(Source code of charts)

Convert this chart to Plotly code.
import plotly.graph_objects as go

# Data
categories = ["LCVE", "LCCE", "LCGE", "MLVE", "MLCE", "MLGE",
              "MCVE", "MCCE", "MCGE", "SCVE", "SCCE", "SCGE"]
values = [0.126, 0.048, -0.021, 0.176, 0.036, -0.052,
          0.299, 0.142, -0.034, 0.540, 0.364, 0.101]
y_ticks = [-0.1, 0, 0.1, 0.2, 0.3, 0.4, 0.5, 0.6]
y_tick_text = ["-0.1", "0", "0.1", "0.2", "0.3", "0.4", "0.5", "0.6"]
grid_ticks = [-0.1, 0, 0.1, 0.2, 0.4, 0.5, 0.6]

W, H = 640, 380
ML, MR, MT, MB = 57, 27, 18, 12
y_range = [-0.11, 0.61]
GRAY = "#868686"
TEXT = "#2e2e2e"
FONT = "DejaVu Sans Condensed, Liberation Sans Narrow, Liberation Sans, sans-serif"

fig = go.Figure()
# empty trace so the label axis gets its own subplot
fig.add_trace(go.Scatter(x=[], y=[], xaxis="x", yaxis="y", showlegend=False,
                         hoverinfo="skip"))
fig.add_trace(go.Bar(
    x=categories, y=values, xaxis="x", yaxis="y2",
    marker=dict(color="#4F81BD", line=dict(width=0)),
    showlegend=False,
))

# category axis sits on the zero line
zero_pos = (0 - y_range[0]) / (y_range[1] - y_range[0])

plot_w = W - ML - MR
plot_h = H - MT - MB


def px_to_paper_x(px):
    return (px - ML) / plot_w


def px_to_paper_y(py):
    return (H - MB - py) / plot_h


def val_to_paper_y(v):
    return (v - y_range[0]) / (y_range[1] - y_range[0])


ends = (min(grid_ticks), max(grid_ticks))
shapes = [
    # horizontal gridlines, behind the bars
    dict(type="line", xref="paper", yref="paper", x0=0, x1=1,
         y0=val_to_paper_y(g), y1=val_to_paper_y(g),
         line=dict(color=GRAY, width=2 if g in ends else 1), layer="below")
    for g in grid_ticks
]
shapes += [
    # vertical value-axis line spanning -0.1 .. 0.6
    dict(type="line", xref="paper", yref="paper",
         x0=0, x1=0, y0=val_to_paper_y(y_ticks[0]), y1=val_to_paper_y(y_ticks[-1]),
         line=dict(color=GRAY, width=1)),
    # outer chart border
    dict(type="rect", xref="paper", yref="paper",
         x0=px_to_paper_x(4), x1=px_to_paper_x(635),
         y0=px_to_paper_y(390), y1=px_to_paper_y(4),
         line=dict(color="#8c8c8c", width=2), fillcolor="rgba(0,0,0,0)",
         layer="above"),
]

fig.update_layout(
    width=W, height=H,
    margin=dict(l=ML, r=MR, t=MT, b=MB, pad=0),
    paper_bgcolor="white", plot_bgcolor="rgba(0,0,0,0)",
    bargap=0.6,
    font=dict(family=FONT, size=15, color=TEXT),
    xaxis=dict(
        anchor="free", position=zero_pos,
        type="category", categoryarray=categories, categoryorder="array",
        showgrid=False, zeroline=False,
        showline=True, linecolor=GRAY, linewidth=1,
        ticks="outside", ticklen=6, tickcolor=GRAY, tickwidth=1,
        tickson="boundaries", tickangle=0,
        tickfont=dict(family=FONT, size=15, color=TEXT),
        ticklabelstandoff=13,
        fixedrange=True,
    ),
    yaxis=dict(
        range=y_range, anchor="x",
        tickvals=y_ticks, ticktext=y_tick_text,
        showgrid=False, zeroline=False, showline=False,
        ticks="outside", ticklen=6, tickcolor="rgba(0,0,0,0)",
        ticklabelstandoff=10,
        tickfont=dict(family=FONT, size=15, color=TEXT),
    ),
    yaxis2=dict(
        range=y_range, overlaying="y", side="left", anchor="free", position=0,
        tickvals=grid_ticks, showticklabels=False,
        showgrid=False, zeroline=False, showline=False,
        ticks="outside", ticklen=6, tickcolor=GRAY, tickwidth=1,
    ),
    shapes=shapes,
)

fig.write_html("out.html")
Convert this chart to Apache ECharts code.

**Stated goal:**
Quote the records above from their first line through the line containing "zero_pos = (0", both ends included.

**Result of the exercise:**
Convert this chart to Plotly code.
import plotly.graph_objects as go

# Data
categories = ["LCVE", "LCCE", "LCGE", "MLVE", "MLCE", "MLGE",
              "MCVE", "MCCE", "MCGE", "SCVE", "SCCE", "SCGE"]
values = [0.126, 0.048, -0.021, 0.176, 0.036, -0.052,
          0.299, 0.142, -0.034, 0.540, 0.364, 0.101]
y_ticks = [-0.1, 0, 0.1, 0.2, 0.3, 0.4, 0.5, 0.6]
y_tick_text = ["-0.1", "0", "0.1", "0.2", "0.3", "0.4", "0.5", "0.6"]
grid_ticks = [-0.1, 0, 0.1, 0.2, 0.4, 0.5, 0.6]

W, H = 640, 380
ML, MR, MT, MB = 57, 27, 18, 12
y_range = [-0.11, 0.61]
GRAY = "#868686"
TEXT = "#2e2e2e"
FONT = "DejaVu Sans Condensed, Liberation Sans Narrow, Liberation Sans, sans-serif"

fig = go.Figure()
# empty trace so the label axis gets its own subplot
fig.add_trace(go.Scatter(x=[], y=[], xaxis="x", yaxis="y", showlegend=False,
                         hoverinfo="skip"))
fig.add_trace(go.Bar(
    x=categories, y=values, xaxis="x", yaxis="y2",
    marker=dict(color="#4F81BD", line=dict(width=0)),
    showlegend=False,
))

# category axis sits on the zero line
zero_pos = (0 - y_range[0]) / (y_range[1] - y_range[0])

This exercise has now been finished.